**Written task:**
Each line that holds the word "chart" is to be identified and copied.

**Information provided:**
■ ■ ■

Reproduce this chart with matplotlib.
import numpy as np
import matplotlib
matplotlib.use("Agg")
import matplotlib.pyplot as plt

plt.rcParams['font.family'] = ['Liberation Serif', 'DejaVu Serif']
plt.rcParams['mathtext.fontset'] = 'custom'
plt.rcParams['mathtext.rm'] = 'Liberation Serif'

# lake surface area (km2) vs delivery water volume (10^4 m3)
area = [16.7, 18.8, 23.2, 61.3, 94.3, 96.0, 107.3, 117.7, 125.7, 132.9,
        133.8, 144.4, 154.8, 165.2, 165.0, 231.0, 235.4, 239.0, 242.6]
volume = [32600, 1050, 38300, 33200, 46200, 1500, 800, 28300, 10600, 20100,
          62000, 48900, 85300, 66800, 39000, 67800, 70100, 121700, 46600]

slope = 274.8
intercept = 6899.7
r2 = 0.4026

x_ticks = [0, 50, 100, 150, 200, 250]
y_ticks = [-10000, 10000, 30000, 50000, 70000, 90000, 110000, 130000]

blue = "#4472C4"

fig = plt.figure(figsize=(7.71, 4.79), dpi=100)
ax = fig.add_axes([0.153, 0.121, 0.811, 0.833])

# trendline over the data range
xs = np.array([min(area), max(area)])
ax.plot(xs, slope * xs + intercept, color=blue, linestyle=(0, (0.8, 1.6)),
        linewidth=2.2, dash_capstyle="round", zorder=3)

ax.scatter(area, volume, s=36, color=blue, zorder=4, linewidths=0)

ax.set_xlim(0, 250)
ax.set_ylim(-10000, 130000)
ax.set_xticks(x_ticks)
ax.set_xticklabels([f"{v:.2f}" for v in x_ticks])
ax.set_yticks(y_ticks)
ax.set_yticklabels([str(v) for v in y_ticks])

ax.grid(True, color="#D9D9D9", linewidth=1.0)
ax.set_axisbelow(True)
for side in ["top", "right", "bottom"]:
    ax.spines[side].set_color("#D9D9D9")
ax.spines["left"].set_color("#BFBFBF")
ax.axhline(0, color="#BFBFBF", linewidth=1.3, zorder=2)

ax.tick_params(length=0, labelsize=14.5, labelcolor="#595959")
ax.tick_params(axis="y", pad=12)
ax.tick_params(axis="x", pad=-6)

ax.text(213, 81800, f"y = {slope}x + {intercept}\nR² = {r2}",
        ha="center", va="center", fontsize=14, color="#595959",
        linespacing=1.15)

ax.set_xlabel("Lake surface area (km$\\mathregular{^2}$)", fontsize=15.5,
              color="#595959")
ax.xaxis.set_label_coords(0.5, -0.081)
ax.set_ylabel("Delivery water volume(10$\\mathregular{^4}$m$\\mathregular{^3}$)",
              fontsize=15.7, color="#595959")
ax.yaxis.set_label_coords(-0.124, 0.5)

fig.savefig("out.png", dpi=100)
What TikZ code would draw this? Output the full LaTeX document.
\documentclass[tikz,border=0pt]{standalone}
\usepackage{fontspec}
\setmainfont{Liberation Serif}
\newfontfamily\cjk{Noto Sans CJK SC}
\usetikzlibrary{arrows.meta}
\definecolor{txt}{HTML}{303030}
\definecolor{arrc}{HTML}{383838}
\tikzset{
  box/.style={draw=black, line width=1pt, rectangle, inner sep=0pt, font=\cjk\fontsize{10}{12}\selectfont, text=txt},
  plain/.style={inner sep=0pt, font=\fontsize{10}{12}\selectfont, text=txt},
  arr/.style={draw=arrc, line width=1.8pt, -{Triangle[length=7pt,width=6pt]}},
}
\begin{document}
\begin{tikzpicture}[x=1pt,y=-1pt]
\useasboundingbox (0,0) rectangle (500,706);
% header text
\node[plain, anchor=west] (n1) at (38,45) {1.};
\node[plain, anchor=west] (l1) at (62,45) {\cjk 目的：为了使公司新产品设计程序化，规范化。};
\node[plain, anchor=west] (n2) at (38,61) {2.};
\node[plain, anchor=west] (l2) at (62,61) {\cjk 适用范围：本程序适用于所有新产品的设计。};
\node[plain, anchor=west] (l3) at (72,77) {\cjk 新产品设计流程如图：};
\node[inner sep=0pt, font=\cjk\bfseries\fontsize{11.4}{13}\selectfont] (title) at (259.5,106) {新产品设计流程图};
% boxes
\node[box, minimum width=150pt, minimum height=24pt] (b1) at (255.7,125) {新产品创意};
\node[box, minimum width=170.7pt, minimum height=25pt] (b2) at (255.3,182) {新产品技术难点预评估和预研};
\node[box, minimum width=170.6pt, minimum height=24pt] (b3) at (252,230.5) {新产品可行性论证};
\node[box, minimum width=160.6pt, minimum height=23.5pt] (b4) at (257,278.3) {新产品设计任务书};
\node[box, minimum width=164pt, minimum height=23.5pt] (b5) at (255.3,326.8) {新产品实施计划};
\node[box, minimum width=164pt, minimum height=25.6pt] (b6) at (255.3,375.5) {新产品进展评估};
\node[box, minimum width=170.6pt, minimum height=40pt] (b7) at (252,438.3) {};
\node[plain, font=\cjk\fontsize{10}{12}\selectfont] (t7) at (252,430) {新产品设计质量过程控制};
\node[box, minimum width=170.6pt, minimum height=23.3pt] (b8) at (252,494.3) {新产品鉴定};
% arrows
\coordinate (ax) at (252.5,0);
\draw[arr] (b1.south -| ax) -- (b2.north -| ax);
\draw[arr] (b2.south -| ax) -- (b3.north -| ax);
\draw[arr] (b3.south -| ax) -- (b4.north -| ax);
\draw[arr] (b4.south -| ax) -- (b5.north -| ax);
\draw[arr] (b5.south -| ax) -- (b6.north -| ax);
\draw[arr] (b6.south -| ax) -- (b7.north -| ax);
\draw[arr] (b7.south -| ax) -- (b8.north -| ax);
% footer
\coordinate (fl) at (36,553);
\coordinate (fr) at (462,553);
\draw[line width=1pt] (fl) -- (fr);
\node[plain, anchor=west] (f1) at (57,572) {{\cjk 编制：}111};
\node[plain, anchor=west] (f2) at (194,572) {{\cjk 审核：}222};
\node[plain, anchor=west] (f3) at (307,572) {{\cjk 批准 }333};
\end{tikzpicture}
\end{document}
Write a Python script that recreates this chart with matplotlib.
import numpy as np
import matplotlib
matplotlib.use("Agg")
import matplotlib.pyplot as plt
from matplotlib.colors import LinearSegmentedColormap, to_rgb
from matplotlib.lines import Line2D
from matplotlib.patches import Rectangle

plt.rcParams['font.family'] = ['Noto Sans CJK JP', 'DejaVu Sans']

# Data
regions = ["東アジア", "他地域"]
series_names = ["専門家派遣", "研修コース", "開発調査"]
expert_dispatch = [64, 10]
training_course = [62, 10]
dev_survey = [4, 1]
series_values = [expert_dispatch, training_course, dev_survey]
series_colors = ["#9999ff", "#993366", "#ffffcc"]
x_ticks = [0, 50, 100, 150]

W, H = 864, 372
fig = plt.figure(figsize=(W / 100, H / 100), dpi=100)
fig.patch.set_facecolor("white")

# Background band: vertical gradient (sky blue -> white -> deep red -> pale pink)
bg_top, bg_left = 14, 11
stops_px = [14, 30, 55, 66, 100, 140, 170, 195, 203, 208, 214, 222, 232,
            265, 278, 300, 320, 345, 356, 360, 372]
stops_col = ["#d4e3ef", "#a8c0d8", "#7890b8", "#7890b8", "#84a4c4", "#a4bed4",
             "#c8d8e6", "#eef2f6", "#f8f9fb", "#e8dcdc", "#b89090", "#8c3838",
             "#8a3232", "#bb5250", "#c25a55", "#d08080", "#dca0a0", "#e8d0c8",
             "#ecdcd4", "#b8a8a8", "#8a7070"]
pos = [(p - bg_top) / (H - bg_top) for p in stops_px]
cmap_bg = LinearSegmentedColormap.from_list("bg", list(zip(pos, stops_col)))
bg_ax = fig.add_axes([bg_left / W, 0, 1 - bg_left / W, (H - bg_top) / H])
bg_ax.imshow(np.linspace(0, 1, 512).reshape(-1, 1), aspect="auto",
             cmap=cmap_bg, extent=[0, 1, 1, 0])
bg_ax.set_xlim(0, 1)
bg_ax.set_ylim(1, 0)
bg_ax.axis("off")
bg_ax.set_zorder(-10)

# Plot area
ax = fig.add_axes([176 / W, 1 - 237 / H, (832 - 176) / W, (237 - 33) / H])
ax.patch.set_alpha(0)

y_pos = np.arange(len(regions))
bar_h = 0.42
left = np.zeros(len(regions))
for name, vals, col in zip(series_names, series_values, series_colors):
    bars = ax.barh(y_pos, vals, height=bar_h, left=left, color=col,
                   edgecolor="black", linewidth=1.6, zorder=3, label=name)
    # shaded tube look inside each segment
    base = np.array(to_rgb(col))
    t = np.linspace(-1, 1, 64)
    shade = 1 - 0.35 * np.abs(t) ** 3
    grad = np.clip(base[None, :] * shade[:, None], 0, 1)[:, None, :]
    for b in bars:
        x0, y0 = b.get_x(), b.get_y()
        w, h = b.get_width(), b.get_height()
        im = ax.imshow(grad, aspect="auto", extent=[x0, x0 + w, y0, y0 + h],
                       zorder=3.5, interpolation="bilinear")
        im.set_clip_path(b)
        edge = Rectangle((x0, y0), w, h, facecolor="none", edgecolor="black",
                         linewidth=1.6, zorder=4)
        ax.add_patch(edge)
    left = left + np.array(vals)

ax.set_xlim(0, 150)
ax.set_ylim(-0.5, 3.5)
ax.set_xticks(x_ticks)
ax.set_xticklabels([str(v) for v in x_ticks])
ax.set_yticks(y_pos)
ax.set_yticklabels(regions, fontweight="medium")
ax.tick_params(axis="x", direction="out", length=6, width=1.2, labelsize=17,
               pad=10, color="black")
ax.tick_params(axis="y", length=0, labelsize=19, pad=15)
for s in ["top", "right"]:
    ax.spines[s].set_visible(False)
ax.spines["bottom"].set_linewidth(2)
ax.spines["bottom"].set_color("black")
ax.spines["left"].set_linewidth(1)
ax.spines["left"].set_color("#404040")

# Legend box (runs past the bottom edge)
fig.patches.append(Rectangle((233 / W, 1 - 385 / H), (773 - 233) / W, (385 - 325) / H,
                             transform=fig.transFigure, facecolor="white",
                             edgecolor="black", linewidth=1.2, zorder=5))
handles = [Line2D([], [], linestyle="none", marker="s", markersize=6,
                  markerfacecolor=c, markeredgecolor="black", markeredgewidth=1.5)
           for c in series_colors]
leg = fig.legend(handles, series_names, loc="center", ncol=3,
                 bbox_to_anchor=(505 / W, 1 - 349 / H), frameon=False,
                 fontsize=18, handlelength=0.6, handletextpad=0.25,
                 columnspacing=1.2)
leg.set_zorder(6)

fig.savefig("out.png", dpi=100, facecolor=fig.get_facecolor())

■ ■ ■

**Answer for the task:**
Reproduce this chart with matplotlib.
Write a Python script that recreates this chart with matplotlib.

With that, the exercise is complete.